Collected material:
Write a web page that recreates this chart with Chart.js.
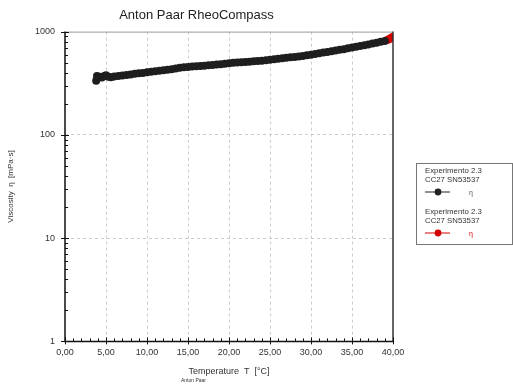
<!DOCTYPE html>
<html>
<head>
<meta charset="utf-8">
<script src="https://cdn.jsdelivr.net/npm/chart.js@4"></script>
<style>
  html, body { margin: 0; padding: 0; background: #fff; }
  #wrap { position: relative; width: 513px; height: 388px; }
</style>
</head>
<body>
<div id="wrap"><canvas id="chart" width="513" height="388"></canvas></div>
<script>
// Data
const tempBlack = [3.8, 3.9, 4.0, 4.2, 4.5, 4.8, 5.0, 5.3, 5.6, 6.0, 6.5, 7.0, 7.5, 8.0, 8.5, 9.0, 9.5,
  10.0, 10.5, 11.0, 11.5, 12.0, 12.5, 13.0, 13.5, 14.0, 14.5, 15.0, 15.5, 16.0, 16.5, 17.0, 17.5,
  18.0, 18.5, 19.0, 19.5, 20.0, 20.5, 21.0, 21.5, 22.0, 22.5, 23.0, 23.5, 24.0, 24.5, 25.0, 25.5,
  26.0, 26.5, 27.0, 27.5, 28.0, 28.5, 29.0, 29.5, 30.0, 30.5, 31.0, 31.5, 32.0, 32.5, 33.0, 33.5,
  34.0, 34.5, 35.0, 35.5, 36.0, 36.5, 37.0, 37.5, 38.0, 38.5, 39.0];
const viscBlack = [335, 372, 355, 365, 360, 372, 378, 365, 362, 368, 372, 376, 380, 385, 390, 395, 398,
  405, 408, 412, 418, 423, 427, 431, 438, 446, 451, 455, 458, 462, 465, 468, 472,
  476, 480, 484, 488, 495, 498, 501, 504, 507, 511, 515, 519, 523, 528, 533, 539,
  546, 553, 559, 564, 569, 575, 581, 589, 597, 606, 616, 626, 636, 646, 656, 666,
  676, 689, 701, 713, 725, 737, 751, 766, 781, 796, 811];
const tempRed = [39.3, 39.5, 39.7, 39.9, 40.0];
const viscRed = [830, 845, 860, 875, 890];

const xTicks = [0, 5, 10, 15, 20, 25, 30, 35, 40];
const yTicks = [1, 10, 100, 1000];
const seriesNames = ['Experimento 2.3', 'Experimento 2.3'];
const seriesDevice = 'CC27 SN53537';

const FONT = '"Liberation Sans", Arial, sans-serif';

function toPoints(xs, ys) {
  return xs.map((x, i) => ({ x: x, y: ys[i] }));
}

// frame, minor ticks and legend box
const decorations = {
  id: 'decorations',
  afterDraw(chart) {
    const ctx = chart.ctx;
    const a = chart.chartArea;
    const xs = chart.scales.x, ys = chart.scales.y;
    ctx.save();
    // top + right border
    ctx.strokeStyle = '#999';
    ctx.lineWidth = 1;
    ctx.beginPath();
    ctx.moveTo(a.left, a.top + 0.5);
    ctx.lineTo(a.right, a.top + 0.5);
    ctx.stroke();
    ctx.strokeStyle = '#333';
    ctx.lineWidth = 1.5;
    ctx.beginPath();
    ctx.moveTo(a.right, a.top);
    ctx.lineTo(a.right, a.bottom);
    ctx.stroke();

    // axis lines
    ctx.strokeStyle = '#111';
    ctx.lineWidth = 1.5;
    ctx.beginPath();
    ctx.moveTo(a.left, a.top);
    ctx.lineTo(a.left, a.bottom);
    ctx.lineTo(a.right, a.bottom);
    ctx.stroke();

    // x ticks
    ctx.lineWidth = 1;
    for (let t = 0; t <= 40; t++) {
      const px = Math.round(xs.getPixelForValue(t)) + 0.5;
      ctx.beginPath();
      if (t % 5 === 0) {
        ctx.moveTo(px, a.bottom - 4);
        ctx.lineTo(px, a.bottom + 3);
      } else {
        ctx.moveTo(px, a.bottom - 3);
        ctx.lineTo(px, a.bottom);
      }
      ctx.stroke();
    }
    // y ticks (log)
    for (let d = 1; d <= 1000; d *= 10) {
      for (let m = 1; m < 10; m++) {
        const v = d * m;
        if (v > 1000) break;
        const py = Math.round(ys.getPixelForValue(v)) + 0.5;
        ctx.beginPath();
        if (m === 1) {
          ctx.moveTo(a.left - 4, py);
          ctx.lineTo(a.left + 4, py);
        } else {
          ctx.moveTo(a.left, py);
          ctx.lineTo(a.left + 3, py);
        }
        ctx.stroke();
      }
    }

    // legend
    const lx = 416, ly = 163, lw = 96, lh = 81;
    ctx.strokeStyle = '#777';
    ctx.lineWidth = 1;
    ctx.strokeRect(lx + 0.5, ly + 0.5, lw, lh);
    const colors = ['#222', '#d40000'];
    ctx.textBaseline = 'middle';
    ctx.textAlign = 'left';
    [0, 1].forEach(i => {
      const top = ly + 8 + i * 41;
      ctx.font = '7.8px ' + FONT;
      ctx.fillStyle = '#333';
      ctx.fillText(seriesNames[i], lx + 9, top);
      ctx.fillText(seriesDevice, lx + 9, top + 9);
      const sy = top + 21;
      ctx.strokeStyle = colors[i];
      ctx.lineWidth = 1;
      ctx.beginPath();
      ctx.moveTo(lx + 9, sy);
      ctx.lineTo(lx + 34, sy);
      ctx.stroke();
      ctx.fillStyle = colors[i];
      ctx.beginPath();
      ctx.arc(lx + 22, sy, 3.4, 0, Math.PI * 2);
      ctx.fill();
      ctx.font = '7px ' + FONT;
      ctx.fillStyle = i === 0 ? '#555' : '#d40000';
      ctx.fillText('η', lx + 53, sy + 1);
    });

    // footer
    ctx.fillStyle = '#333';
    ctx.font = '5px ' + FONT;
    ctx.textAlign = 'left';
    ctx.fillText('Anton Paar', 181, 381);
    ctx.restore();
  }
};

new Chart(document.getElementById('chart'), {
  type: 'scatter',
  data: {
    datasets: [
      {
        label: seriesNames[0],
        data: toPoints(tempBlack, viscBlack),
        backgroundColor: '#1e1e1e',
        borderColor: '#1e1e1e',
        pointRadius: 4,
        pointBorderWidth: 0
      },
      {
        label: seriesNames[1],
        data: toPoints(tempRed, viscRed),
        backgroundColor: '#d40000',
        borderColor: '#d40000',
        pointRadius: 4,
        pointBorderWidth: 0
      }
    ]
  },
  options: {
    responsive: false,
    animation: false,
    layout: { padding: { top: 3, right: 120, bottom: 11, left: 0 } },
    plugins: {
      legend: { display: false },
      tooltip: { enabled: false },
      title: {
        display: true,
        text: 'Anton Paar RheoCompass',
        color: '#222',
        font: { family: FONT, size: 13, weight: 'normal' },
        padding: { top: 5, bottom: 8 }
      }
    },
    scales: {
      x: {
        type: 'linear',
        min: 0,
        max: 40,
        afterBuildTicks: s => { s.ticks = xTicks.map(v => ({ value: v })); },
        border: { display: false, dash: [3, 3] },
        grid: {
          color: ctx => (ctx.tick && ctx.tick.value > 0 && ctx.tick.value < 40) ? '#ccc' : 'rgba(0,0,0,0)',
          lineWidth: 1,
          drawTicks: false
        },
        ticks: {
          color: '#333',
          font: { family: FONT, size: 9 },
          padding: 6,
          maxRotation: 0,
          callback: v => v.toFixed(2).replace('.', ',')
        },
        title: {
          display: true,
          text: 'Temperature  T  [°C]',
          color: '#333',
          font: { family: FONT, size: 9 },
          padding: { top: 2, bottom: 0 }
        }
      },
      y: {
        type: 'logarithmic',
        min: 1,
        max: 1000,
        afterBuildTicks: s => { s.ticks = yTicks.map(v => ({ value: v })); },
        afterFit: s => { s.width = 65; },
        border: { display: false, dash: [3, 3] },
        grid: {
          color: ctx => (ctx.tick && ctx.tick.value > 1 && ctx.tick.value < 1000) ? '#ccc' : 'rgba(0,0,0,0)',
          lineWidth: 1,
          drawTicks: false
        },
        ticks: {
          color: '#333',
          font: { family: FONT, size: 9 },
          padding: 10,
          callback: v => String(v)
        },
        title: {
          display: true,
          text: 'Viscosity  η  [mPa·s]',
          color: '#333',
          font: { family: FONT, size: 8 },
          padding: { top: 6, bottom: 0 }
        }
      }
    }
  },
  plugins: [decorations]
});
</script>
</body>
</html>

Exercise task: Search the lines above for the string "chart" and copy each line that has it.

The output:
Write a web page that recreates this chart with Chart.js.
<script src="https://cdn.jsdelivr.net/npm/chart.js@4"></script>
<div id="wrap"><canvas id="chart" width="513" height="388"></canvas></div>
  afterDraw(chart) {
    const ctx = chart.ctx;
    const a = chart.chartArea;
    const xs = chart.scales.x, ys = chart.scales.y;
new Chart(document.getElementById('chart'), {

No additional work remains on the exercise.